I finally calmed him. A few days later he gave me part of his files and destroyed the rest. I returned his files to him a year or so later. I asked him many times about what prompted that frantic phone call but he would never discuss it.

The day after I returned, Al Johnson called. The tape of our interview had been accidentally erased, he said. He wanted me to come to Washington and do another one, which I finally did several months later. An engineer had accidentally placed the first tape on a pile to be erased. Such errors were becoming routine to me. On one occasion, a German reporter came to my apartment with a camera crew to interview me for German television. Originally he planned to shoot about fifteen minutes of film, but I was so brilliant, charming and informative that we ended up doing a full half-hour. A few days later he phoned me.

“We can't understand it, Mr.
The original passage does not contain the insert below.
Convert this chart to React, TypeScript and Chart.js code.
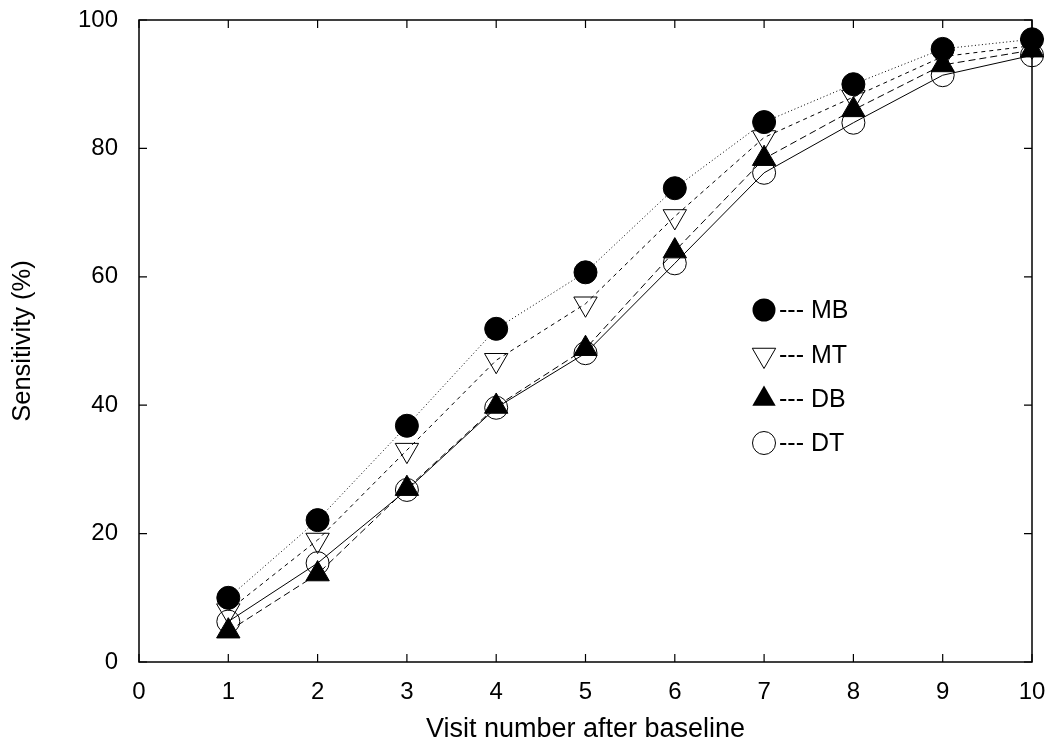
import React, { useEffect, useRef } from 'react';
import { Chart, registerables } from 'chart.js';

Chart.register(...registerables);

const visits = [1, 2, 3, 4, 5, 6, 7, 8, 9, 10];
const mbValues = [10.0, 22.1, 36.8, 51.9, 60.7, 73.8, 84.1, 90.0, 95.5, 97.0];
const mtValues = [8.0, 19.0, 33.0, 47.0, 55.8, 69.4, 81.7, 88.0, 94.3, 96.0];
const dbValues = [4.8, 13.7, 27.0, 39.8, 48.8, 64.0, 78.4, 86.0, 93.0, 95.3];
const dtValues = [6.3, 15.4, 26.8, 39.6, 48.1, 62.1, 76.2, 84.0, 91.4, 94.5];
const xTicks = [0, 1, 2, 3, 4, 5, 6, 7, 8, 9, 10];
const yTicks = [0, 20, 40, 60, 80, 100];
const seriesNames = ['MB', 'MT', 'DB', 'DT'];

const FONT = '"Liberation Sans", Arial, Helvetica, sans-serif';

function drawMarker(ctx: CanvasRenderingContext2D, kind: string, x: number, y: number) {
  ctx.save();
  ctx.strokeStyle = '#000';
  ctx.fillStyle = '#000';
  ctx.lineWidth = 1;
  ctx.beginPath();
  if (kind === 'MB' || kind === 'DT') {
    ctx.arc(x, y, 11.5, 0, Math.PI * 2);
    if (kind === 'MB') ctx.fill();
    else ctx.stroke();
  } else {
    const r = 13.5;
    const dir = kind === 'DB' ? -1 : 1;
    for (let i = 0; i < 3; i++) {
      const a = (i * 2 * Math.PI) / 3;
      const px = x + Math.sin(a) * r;
      const py = y + dir * Math.cos(a) * r;
      if (i === 0) ctx.moveTo(px, py);
      else ctx.lineTo(px, py);
    }
    ctx.closePath();
    if (kind === 'DB') ctx.fill();
    else ctx.stroke();
  }
  ctx.restore();
}

const framePlugin = {
  id: 'frame',
  afterDraw(chart: any) {
    const { ctx, chartArea } = chart;
    const { left, right, top, bottom } = chartArea;
    const xs = chart.scales.x;
    const ys = chart.scales.y;
    ctx.save();
    ctx.strokeStyle = '#000';
    ctx.lineWidth = 1.5;
    ctx.strokeRect(left, top, right - left, bottom - top);
    ctx.lineWidth = 1.2;
    ctx.beginPath();
    xTicks.forEach((v) => {
      const px = xs.getPixelForValue(v);
      ctx.moveTo(px, bottom);
      ctx.lineTo(px, bottom - 8);
      ctx.moveTo(px, top);
      ctx.lineTo(px, top + 8);
    });
    yTicks.forEach((v) => {
      const py = ys.getPixelForValue(v);
      ctx.moveTo(left, py);
      ctx.lineTo(left + 8, py);
      ctx.moveTo(right, py);
      ctx.lineTo(right - 8, py);
    });
    ctx.stroke();

    // legend
    const rows = [310, 355, 399, 443];
    ctx.font = '25px ' + FONT;
    ctx.fillStyle = '#000';
    ctx.textBaseline = 'middle';
    ctx.textAlign = 'left';
    seriesNames.forEach((name, i) => {
      drawMarker(ctx, name, 764, rows[i]);
      ctx.fillText('--- ' + name, 779, rows[i] + 1);
    });
    ctx.restore();
  },
};

export default function App() {
  const ref = useRef<HTMLCanvasElement>(null);
  useEffect(() => {
    document.body.style.margin = '0';
    const canvas = ref.current!;
    const transparent = 'rgba(0,0,0,0)';
    const mk = (data: number[], dash: number[], style: string, extra: any) => ({
      label: '',
      data: visits.map((v, i) => ({ x: v, y: data[i] })),
      borderColor: '#000',
      borderWidth: 1,
      borderDash: dash,
      pointStyle: style,
      pointBorderColor: '#000',
      pointBorderWidth: 1,
      tension: 0,
      clip: false,
      ...extra,
    });
    const chart = new Chart(canvas, {
      type: 'line',
      data: {
        datasets: [
          mk(mbValues, [1, 2.5], 'circle', { pointRadius: 11.5, pointBackgroundColor: '#000' }),
          mk(mtValues, [4, 4], 'triangle', { pointRadius: 13.5, pointRotation: 180, pointBackgroundColor: transparent }),
          mk(dbValues, [7, 4], 'triangle', { pointRadius: 13.5, pointBackgroundColor: '#000' }),
          mk(dtValues, [], 'circle', { pointRadius: 11.5, pointBackgroundColor: transparent }),
        ] as any,
      },
      options: {
        responsive: false,
        animation: false,
        layout: { autoPadding: false, padding: { left: 0, top: 20, right: 28, bottom: 0 } },
        plugins: { legend: { display: false }, tooltip: { enabled: false } },
        scales: {
          x: {
            type: 'linear',
            min: 0,
            max: 10,
            afterFit: (s: any) => { s.height = 84; },
            afterBuildTicks: (s: any) => { s.ticks = xTicks.map((v) => ({ value: v })); },
            grid: { display: false, drawTicks: true, tickLength: 16 },
            border: { display: false },
            ticks: { color: '#000', font: { family: FONT, size: 24 }, padding: 0, maxRotation: 0 },
            title: { display: true, text: 'Visit number after baseline', color: '#000', font: { family: FONT, size: 27 }, padding: { top: 0, bottom: 0 } },
          },
          y: {
            type: 'linear',
            min: 0,
            max: 100,
            afterFit: (s: any) => { s.width = 139; },
            afterBuildTicks: (s: any) => { s.ticks = yTicks.map((v) => ({ value: v })); },
            grid: { display: false, drawTicks: true, tickLength: 21 },
            border: { display: false },
            ticks: { color: '#000', font: { family: FONT, size: 24 }, padding: 0 },
            title: { display: true, text: 'Sensitivity (%)', color: '#000', font: { family: FONT, size: 25.5 }, padding: { top: 8, bottom: 0 } },
          },
        },
      },
      plugins: [framePlugin],
    });
    return () => chart.destroy();
  }, []);
  return <canvas ref={ref} width={1060} height={746} style={{ display: 'block' }} />;
}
Keel,” he began, with dismay in his voice. “But the footage we shot in your apartment isn't usable. Parts of it are overexposed and sections of the sound track are filled with static.”

The same reporter, incidently, had visited Derenberger in West Virginia and was present when Woody announced, “Cold is over the house right now.” They went outside, and, sure enough, a large luminous blob was soaring casually overhead.